About

Research overview

​Our laboratory takes a chemical biology approach to studying the innate immune system and to developing covalent inhibitors.

We aim to identify new, functionally-relevant hubs of host-pathogen interactions in the innate immune system. We build novel chemical proteomic technologies and deploy them to reveal new mechanisms in macrophage biology and to develop next-generation covalent inhibitors.

Why now

Since the early 00s, mass spectrometry techniques and proteomics software have dramatically improved, allowing unprecedented speed in data acquisition and quality of protein coverage. The field of innate immunity has not been well studied by mass spectrometry and chemical biology techniques. Our interest in understanding innate immunity in disease is the guiding rationale behind every tool we develop and every molecule that we make.

Why here

Our research is highly interdisciplinary, and we love collaborating. The community at UC San Francisco (UCSF) is filled with incredible scientists and clinicians with a singular focus who are just as curious and passionate about their science as we are. The amazing environment and resources at UCSF elevate the potential impact of our work, and we are excited to be at a place where you can think big!
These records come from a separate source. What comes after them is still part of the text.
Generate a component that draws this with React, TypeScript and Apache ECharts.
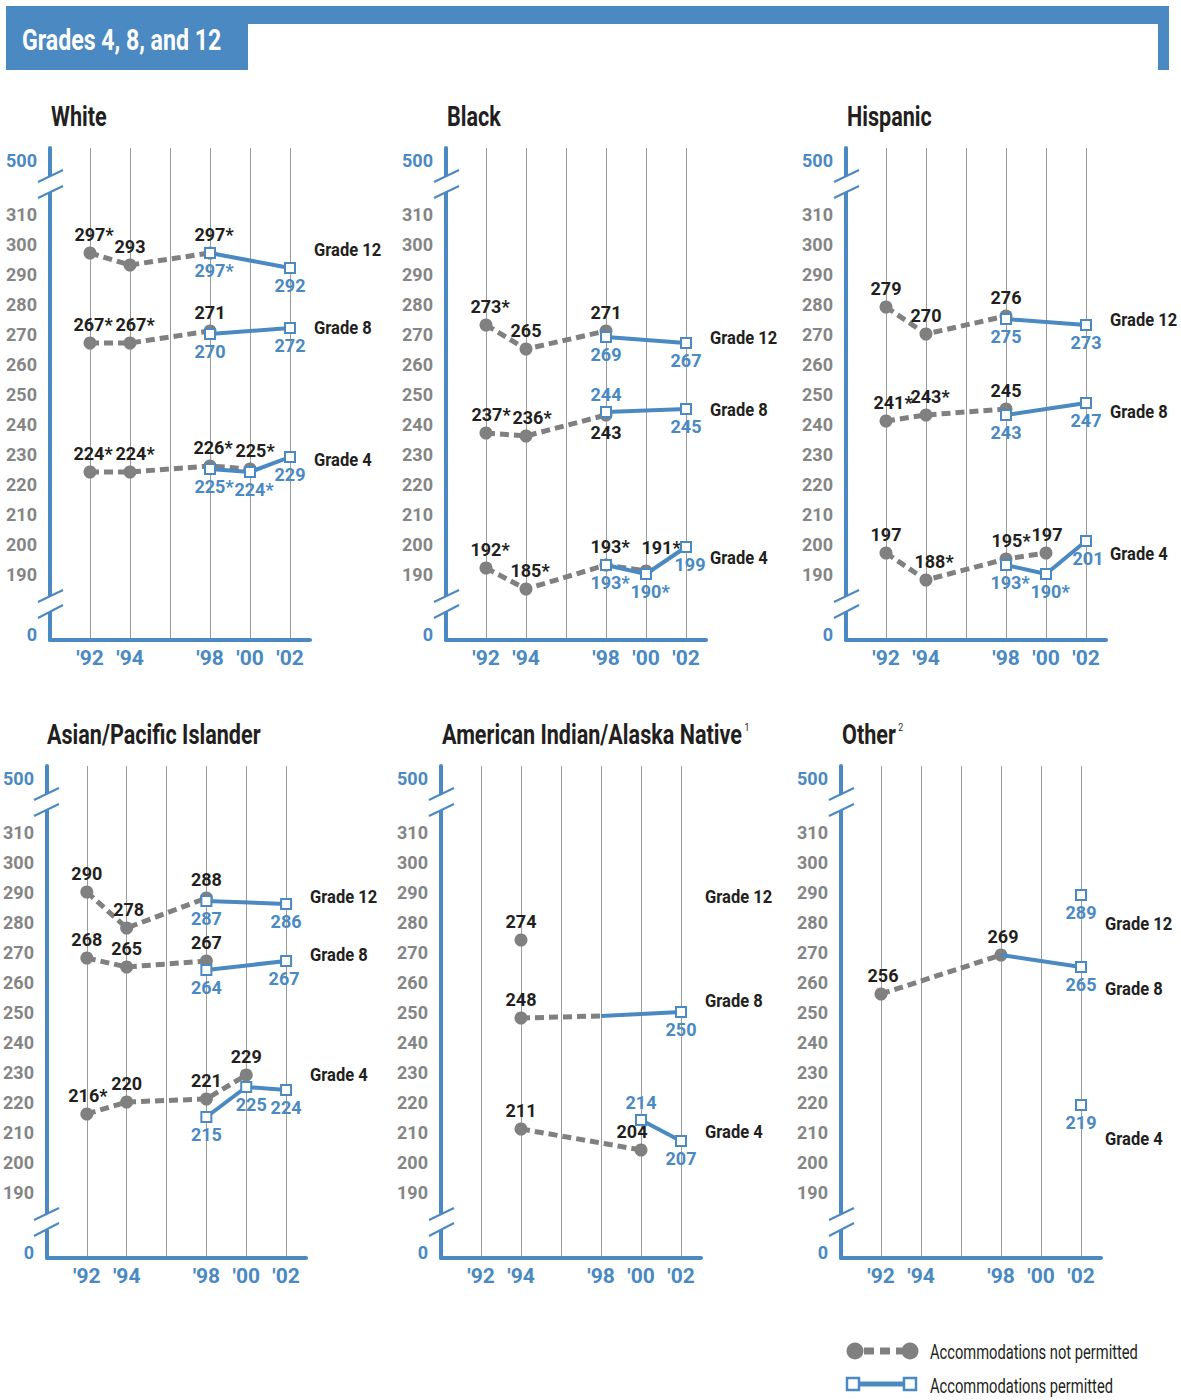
import React, { useEffect, useRef } from "react";
import * as echarts from "echarts";

// ---------- data ----------
const YEARS = [1992, 1994, 1996, 1998, 2000, 2002];
const X_TICK_LABELS = ["'92", "'94", "", "'98", "'00", "'02"];
const Y_TICKS = [190, 200, 210, 220, 230, 240, 250, 260, 270, 280, 290, 300, 310];
const Y_TOP_LABEL = "500";
const Y_BOTTOM_LABEL = "0";
const GRADES = ["Grade 12", "Grade 8", "Grade 4"];

// "" = no value, "*" = significant difference, "(v)" = joint point without marker
const WHITE_G12_NOT = ["297*", "293", "", "297*", "", ""];
const WHITE_G12_PERM = ["", "", "", "297*", "", "292"];
const WHITE_G8_NOT = ["267*", "267*", "", "271", "", ""];
const WHITE_G8_PERM = ["", "", "", "270", "", "272"];
const WHITE_G4_NOT = ["224*", "224*", "", "226*", "225*", ""];
const WHITE_G4_PERM = ["", "", "", "225*", "224*", "229"];

const BLACK_G12_NOT = ["273*", "265", "", "271", "", ""];
const BLACK_G12_PERM = ["", "", "", "269", "", "267"];
const BLACK_G8_NOT = ["237*", "236*", "", "243", "", ""];
const BLACK_G8_PERM = ["", "", "", "244", "", "245"];
const BLACK_G4_NOT = ["192*", "185*", "", "193*", "191*", ""];
const BLACK_G4_PERM = ["", "", "", "193*", "190*", "199"];

const HISP_G12_NOT = ["279", "270", "", "276", "", ""];
const HISP_G12_PERM = ["", "", "", "275", "", "273"];
const HISP_G8_NOT = ["241*", "243*", "", "245", "", ""];
const HISP_G8_PERM = ["", "", "", "243", "", "247"];
const HISP_G4_NOT = ["197", "188*", "", "195*", "197", ""];
const HISP_G4_PERM = ["", "", "", "193*", "190*", "201"];

const ASIAN_G12_NOT = ["290", "278", "", "288", "", ""];
const ASIAN_G12_PERM = ["", "", "", "287", "", "286"];
const ASIAN_G8_NOT = ["268", "265", "", "267", "", ""];
const ASIAN_G8_PERM = ["", "", "", "264", "", "267"];
const ASIAN_G4_NOT = ["216*", "220", "", "221", "229", ""];
const ASIAN_G4_PERM = ["", "", "", "215", "225", "224"];

const AMIND_G12_NOT = ["", "274", "", "", "", ""];
const AMIND_G8_NOT = ["", "248", "", "(248.7)", "", ""];
const AMIND_G8_PERM = ["", "", "", "(248.7)", "", "250"];
const AMIND_G4_NOT = ["", "211", "", "", "204", ""];
const AMIND_G4_PERM = ["", "", "", "", "214", "207"];

const OTHER_G12_PERM = ["", "", "", "", "", "289"];
const OTHER_G8_NOT = ["256", "", "", "269", "", ""];
const OTHER_G8_PERM = ["", "", "", "(269)", "", "265"];
const OTHER_G4_PERM = ["", "", "", "", "", "219"];

const LEGEND_LABELS = ["Accommodations not permitted", "Accommodations permitted"];
const HEADER = "Grades 4, 8, and 12";

// ---------- styles / layout ----------
const BLUE = "#4A89C1";
const GRAY = "#808080";
const YGRAY = "#858585";
const INK = "#231F20";
const FONT = "Roboto, 'Liberation Sans', sans-serif";

type S = { arr: string[]; kind: "not" | "perm" };
type Panel = {
  title: string;
  sup?: string;
  left: number;
  top: number;
  series: S[];
  gradePos: number[][];
  overrides?: Record<string, { pos?: string; dx?: number; dy?: number }>;
};

const PANELS: Panel[] = [
  {
    title: "White", left: 50, top: 148,
    series: [
      { arr: WHITE_G12_NOT, kind: "not" }, { arr: WHITE_G12_PERM, kind: "perm" },
      { arr: WHITE_G8_NOT, kind: "not" }, { arr: WHITE_G8_PERM, kind: "perm" },
      { arr: WHITE_G4_NOT, kind: "not" }, { arr: WHITE_G4_PERM, kind: "perm" },
    ],
    gradePos: [[314, 250], [314, 328], [314, 460]],
    overrides: { "4|3": { dx: 3 }, "4|4": { dx: 5 }, "2|0": { dx: 3 }, "2|1": { dx: 5 }, "4|0": { dx: 3 }, "4|1": { dx: 5 } },
  },
  {
    title: "Black", left: 446, top: 148,
    series: [
      { arr: BLACK_G12_NOT, kind: "not" }, { arr: BLACK_G12_PERM, kind: "perm" },
      { arr: BLACK_G8_NOT, kind: "not" }, { arr: BLACK_G8_PERM, kind: "perm" },
      { arr: BLACK_G4_NOT, kind: "not" }, { arr: BLACK_G4_PERM, kind: "perm" },
    ],
    gradePos: [[710, 338], [710, 410], [710, 558]],
    overrides: {
      "2|3": { pos: "bottom" }, "3|3": { pos: "top" },
      "4|4": { dx: 15, dy: -5 }, "5|5": { dx: 4 }, "2|0": { dx: 5 }, "2|1": { dx: 6 },
    },
  },
  {
    title: "Hispanic", left: 846, top: 148,
    series: [
      { arr: HISP_G12_NOT, kind: "not" }, { arr: HISP_G12_PERM, kind: "perm" },
      { arr: HISP_G8_NOT, kind: "not" }, { arr: HISP_G8_PERM, kind: "perm" },
      { arr: HISP_G4_NOT, kind: "not" }, { arr: HISP_G4_PERM, kind: "perm" },
    ],
    gradePos: [[1110, 320], [1110, 412], [1110, 554]],
    overrides: { "2|0": { dx: 7 }, "4|1": { dx: 8 }, "4|3": { dx: 5 }, "4|4": { dx: 1 }, "5|5": { dx: 2 } },
  },
  {
    title: "Asian/Pacific Islander", left: 46, top: 766,
    series: [
      { arr: ASIAN_G12_NOT, kind: "not" }, { arr: ASIAN_G12_PERM, kind: "perm" },
      { arr: ASIAN_G8_NOT, kind: "not" }, { arr: ASIAN_G8_PERM, kind: "perm" },
      { arr: ASIAN_G4_NOT, kind: "not" }, { arr: ASIAN_G4_PERM, kind: "perm" },
    ],
    gradePos: [[310, 897], [310, 955], [310, 1075]],
    overrides: { "0|1": { dx: 2 }, "5|4": { dx: 5 }, "4|0": { dx: 1 }, "3|5": { dx: -2 } },
  },
  {
    title: "American Indian/Alaska Native", sup: "1", left: 441, top: 766,
    series: [
      { arr: AMIND_G12_NOT, kind: "not" },
      { arr: AMIND_G8_NOT, kind: "not" }, { arr: AMIND_G8_PERM, kind: "perm" },
      { arr: AMIND_G4_NOT, kind: "not" }, { arr: AMIND_G4_PERM, kind: "perm" },
    ],
    gradePos: [[705, 897], [705, 1001], [705, 1132]],
    overrides: { "3|4": { dx: -9 }, "4|4": { pos: "top" } },
  },
  {
    title: "Other", sup: "2", left: 841, top: 766,
    series: [
      { arr: OTHER_G12_PERM, kind: "perm" },
      { arr: OTHER_G8_NOT, kind: "not" }, { arr: OTHER_G8_PERM, kind: "perm" },
      { arr: OTHER_G4_PERM, kind: "perm" },
    ],
    gradePos: [[1105, 924], [1105, 989], [1105, 1139]],
    overrides: { "1|0": { dx: 2 }, "1|3": { dx: 2 } },
  },
];

const GRID_W = 260;
const GRID_H = 492;

function txt(x: number, y: number, text: string, style: any, scaleX = 1) {
  return {
    type: "text", z: 101, x, y, scaleX, scaleY: 1,
    style: { x: 0, y: 0, text, fontFamily: FONT, verticalAlign: "middle", textVerticalAlign: "middle", ...style },
  };
}

function buildOption() {
  const grid: any[] = [];
  const xAxis: any[] = [];
  const yAxis: any[] = [];
  const series: any[] = [];
  const graphic: any[] = [];

  // header
  graphic.push(
    { type: "rect", shape: { x: 6, y: 6, width: 1163, height: 18 }, style: { fill: BLUE }, z: 100 },
    { type: "rect", shape: { x: 6, y: 6, width: 242, height: 64 }, style: { fill: BLUE }, z: 100 },
    { type: "rect", shape: { x: 1158, y: 6, width: 11, height: 64 }, style: { fill: BLUE }, z: 100 },
    txt(22, 40, HEADER, { fill: "#fff", fontSize: 30, fontWeight: "bold" }, 0.77)
  );

  PANELS.forEach((p, pi) => {
    grid.push({ left: p.left, top: p.top, width: GRID_W, height: GRID_H, containLabel: false });
    xAxis.push({
      type: "value", gridIndex: pi, min: 1990, max: 2003, interval: 2,
      axisLine: { show: true, lineStyle: { color: BLUE, width: 4 } },
      axisTick: { show: false },
      splitLine: { show: true, showMinLine: false, showMaxLine: false, lineStyle: { color: "#9B9B9B", width: 1 } },
      axisLabel: {
        margin: 7, color: BLUE, fontSize: 21, fontWeight: "bold", fontFamily: FONT, showMaxLabel: false,
        formatter: (v: number) => {
          const i = YEARS.indexOf(Math.round(v));
          return i >= 0 ? X_TICK_LABELS[i] : "";
        },
      },
    });
    yAxis.push({
      type: "value", gridIndex: pi, min: 168, max: 332, interval: 2,
      axisLine: { show: true, lineStyle: { color: BLUE, width: 4 } },
      axisTick: { show: false },
      splitLine: { show: false },
      axisLabel: {
        margin: 13, color: YGRAY, fontSize: 18, fontWeight: "bold", fontFamily: FONT,
        formatter: (v: number) => {
          const r = Math.round(v);
          if (r === 328) return "{b|" + Y_TOP_LABEL + "}";
          if (r === 170) return "{b|" + Y_BOTTOM_LABEL + "}";
          return Y_TICKS.indexOf(r) >= 0 ? String(r) : "";
        },
        rich: { b: { color: BLUE, fontSize: 18, fontWeight: "bold", fontFamily: FONT } },
      },
    });

    p.series.forEach((s, si) => {
      const data: any[] = [];
      s.arr.forEach((t, i) => {
        if (!t) return;
        const hidden = t.startsWith("(");
        const val = parseFloat(hidden ? t.slice(1, -1) : t);
        const ov = (p.overrides || {})[si + "|" + i] || {};
        const pos = ov.pos || (s.kind === "not" ? "top" : "bottom");
        const dx = ov.dx !== undefined ? ov.dx : t.endsWith("*") ? 4 : 0;
        const dy = ov.dy || 0;
        const item: any = {
          value: [YEARS[i], val],
          label: { show: !hidden, formatter: t, position: pos, offset: [dx, dy], distance: pos === "top" ? 3 : 2 },
        };
        if (hidden) item.symbol = "none";
        data.push(item);
      });
      const isNot = s.kind === "not";
      series.push({
        type: "line", xAxisIndex: pi, yAxisIndex: pi, data,
        showAllSymbol: true,
        symbol: isNot ? "circle" : "rect",
        symbolSize: isNot ? 13 : 10,
        z: isNot ? 2 : 3,
        lineStyle: isNot
          ? { color: GRAY, width: 5, type: [9, 5], cap: "butt" }
          : { color: BLUE, width: 4 },
        itemStyle: isNot ? { color: GRAY } : { color: "#fff", borderColor: BLUE, borderWidth: 2 },
        label: { color: isNot ? INK : BLUE, fontSize: 18, fontWeight: "bold", fontFamily: FONT },
        emphasis: { disabled: true },
        silent: true,
      });
    });

    // title
    graphic.push(
      txt(p.left + 1, p.top - 31, p.sup ? "{t|" + p.title + "}{s|" + p.sup + "}" : "{t|" + p.title + "}", {
        rich: {
          t: { fontSize: 27, fontWeight: "bold", fontFamily: FONT, fill: INK, color: INK },
          s: { fontSize: 11, fontFamily: FONT, fill: INK, color: INK, verticalAlign: "top", padding: [0, 0, 12, 3] },
        },
      }, 0.8)
    );
    // grade labels
    p.gradePos.forEach((gp, gi) => {
      graphic.push(txt(gp[0], gp[1], GRADES[gi], { fill: INK, fontSize: 18, fontWeight: "bold" }, 0.92));
    });
    // axis breaks
    const L = p.left, T = p.top;
    [[28, 44, 34, 22, 50, 38], [448, 464, 454, 442, 470, 457]].forEach((b) => {
      graphic.push(
        { type: "rect", z: 110, shape: { x: L - 4, y: T + b[0], width: 8, height: b[1] - b[0] }, style: { fill: "#fff" } },
        { type: "line", z: 111, shape: { x1: L - 12, y1: T + b[2], x2: L + 13, y2: T + b[3] }, style: { stroke: BLUE, lineWidth: 2 } },
        { type: "line", z: 111, shape: { x1: L - 12, y1: T + b[4], x2: L + 13, y2: T + b[5] }, style: { stroke: BLUE, lineWidth: 2 } }
      );
    });
  });

  // legend
  graphic.push(
    { type: "line", z: 100, shape: { x1: 864, y1: 1351, x2: 902, y2: 1351 }, style: { stroke: GRAY, lineWidth: 7, lineDash: [10, 6] } },
    { type: "circle", z: 101, shape: { cx: 855, cy: 1351, r: 8.5 }, style: { fill: GRAY } },
    { type: "circle", z: 101, shape: { cx: 910, cy: 1351, r: 8.5 }, style: { fill: GRAY } },
    { type: "line", z: 100, shape: { x1: 858, y1: 1384, x2: 905, y2: 1384 }, style: { stroke: BLUE, lineWidth: 5 } },
    { type: "rect", z: 101, shape: { x: 847, y: 1378, width: 12, height: 12 }, style: { fill: "#fff", stroke: BLUE, lineWidth: 2.5 } },
    { type: "rect", z: 101, shape: { x: 904, y: 1378, width: 12, height: 12 }, style: { fill: "#fff", stroke: BLUE, lineWidth: 2.5 } },
    txt(930, 1351, LEGEND_LABELS[0], { fill: INK, fontSize: 21 }, 0.7),
    txt(930, 1385, LEGEND_LABELS[1], { fill: INK, fontSize: 21 }, 0.7)
  );

  return {
    animation: false,
    backgroundColor: "#fff",
    textStyle: { fontFamily: FONT },
    grid, xAxis, yAxis, series, graphic,
  };
}

export default function App() {
  const ref = useRef<HTMLDivElement>(null);
  useEffect(() => {
    if (!ref.current) return;
    const chart = echarts.init(ref.current, null, { renderer: "svg" });
    chart.setOption(buildOption() as any);
    return () => chart.dispose();
  }, []);
  return <div ref={ref} style={{ position: "absolute", left: 0, top: 0, width: 1181, height: 1400 }} />;
}
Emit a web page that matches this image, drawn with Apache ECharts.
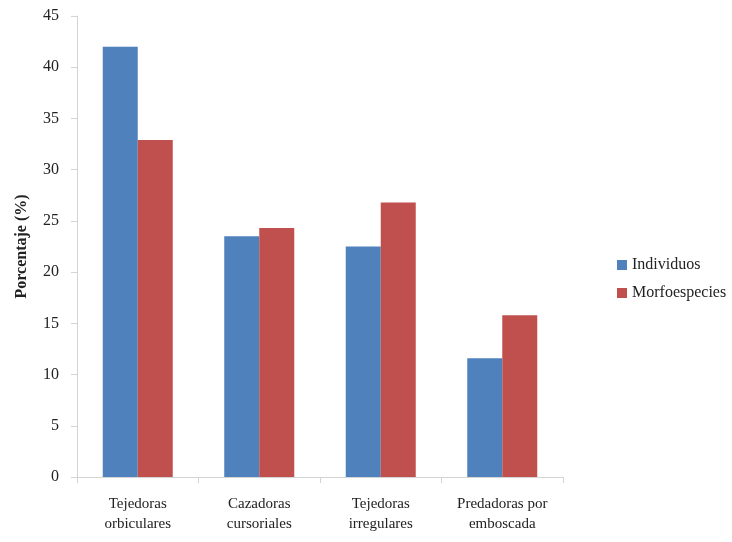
<!DOCTYPE html>
<html>
<head>
<meta charset="utf-8">
<script src="https://cdn.jsdelivr.net/npm/echarts@6/dist/echarts.min.js"></script>
<style>
  html, body { margin: 0; padding: 0; background: #ffffff; }
  #chart { width: 732px; height: 542px; }
</style>
</head>
<body>
<div id="chart"></div>
<script>
// Gremios de arañas: porcentaje de individuos y morfoespecies
const categories = ['Tejedoras\norbiculares', 'Cazadoras\ncursoriales', 'Tejedoras\nirregulares', 'Predadoras por\nemboscada'];
const individuos = [42.0, 23.5, 22.5, 11.6];
const morfoespecies = [32.9, 24.3, 26.8, 15.8];
const yTicks = [0, 5, 10, 15, 20, 25, 30, 35, 40, 45];

const serif = '"Liberation Serif", "Times New Roman", serif';
const chart = echarts.init(document.getElementById('chart'));

chart.setOption({
  animation: false,
  backgroundColor: '#ffffff',
  textStyle: { fontFamily: serif, color: '#222' },
  grid: { left: 77, right: 169, top: 16, bottom: 65 },
  legend: {
    orient: 'vertical',
    left: 612,
    top: 252,
    itemWidth: 10,
    itemHeight: 10,
    itemGap: 12,
    icon: 'rect',
    textStyle: { fontFamily: serif, fontSize: 16, color: '#222' },
    data: ['Individuos', 'Morfoespecies']
  },
  xAxis: {
    type: 'category',
    data: categories,
    axisLine: { lineStyle: { color: '#d4d4d4', width: 1 } },
    axisTick: { show: true, length: 6, alignWithLabel: false, lineStyle: { color: '#d4d4d4' } },
    axisLabel: { fontFamily: serif, fontSize: 15, color: '#222', lineHeight: 20, margin: 17, interval: 0 }
  },
  yAxis: {
    type: 'value',
    min: yTicks[0],
    max: yTicks[yTicks.length - 1],
    interval: 5,
    name: 'Porcentaje (%)',
    nameLocation: 'middle',
    nameGap: 47,
    nameRotate: 90,
    nameTextStyle: { fontFamily: serif, fontSize: 16, fontWeight: 'bold', color: '#222' },
    axisLine: { show: true, lineStyle: { color: '#d4d4d4', width: 1 } },
    axisTick: { show: true, length: 6, lineStyle: { color: '#d4d4d4' } },
    axisLabel: { fontFamily: serif, fontSize: 16, color: '#222', margin: 18 },
    splitLine: { show: false }
  },
  series: [
    {
      name: 'Individuos',
      type: 'bar',
      data: individuos,
      barWidth: 35,
      barGap: '0%',
      itemStyle: { color: '#4f81bd' }
    },
    {
      name: 'Morfoespecies',
      type: 'bar',
      data: morfoespecies,
      barWidth: 35,
      barGap: '0%',
      itemStyle: { color: '#c0504d' }
    }
  ]
});
</script>
</body>
</html>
Finally, San Francisco, and Mission Bay in particular, is a biotech hub with a rich history of curiosity, inclusion, outreach, and entrepreneurship. In our lab everyone is encouraged to bring a different perspective and unique approach to answering interesting questions about human health and disease, even if that means challenging current assumptions and trying something unconventional.

About the researcher

Balyn Zaro, PhD, grew up in California and Connecticut. As an undergraduate researcher at University of Southern California (USC) she studied synthetic methodology and organic chemistry with G.K. Surya Prakash and Nobel laureate George A. Olah. She remained at USC for her PhD studies in chemical biology as the first graduate student in the laboratory of Matthew Pratt, PhD. Her research focused on developing metabolic bioorthogonal chemical reporters to identify and to characterize post-translational modifications of proteins, including glycosylation, acetylation, and ubiquitination. For her postdoctoral studies, she worked in the laboratory of Ben Cravatt, PhD, at Scripps Research Institute in La Jolla, California. There she investigated the metabolism of covalent small molecules using activity-based protein profiling and identified the mechanisms of action of the multiple sclerosis drug Tecfidera® (dimethyl fumarate). She gained additional training with Irving Weissman, MD, at Stanford University School of Medicine in the fields of innate immunity and hematopoiesis before her arrival at UCSF in September 2019.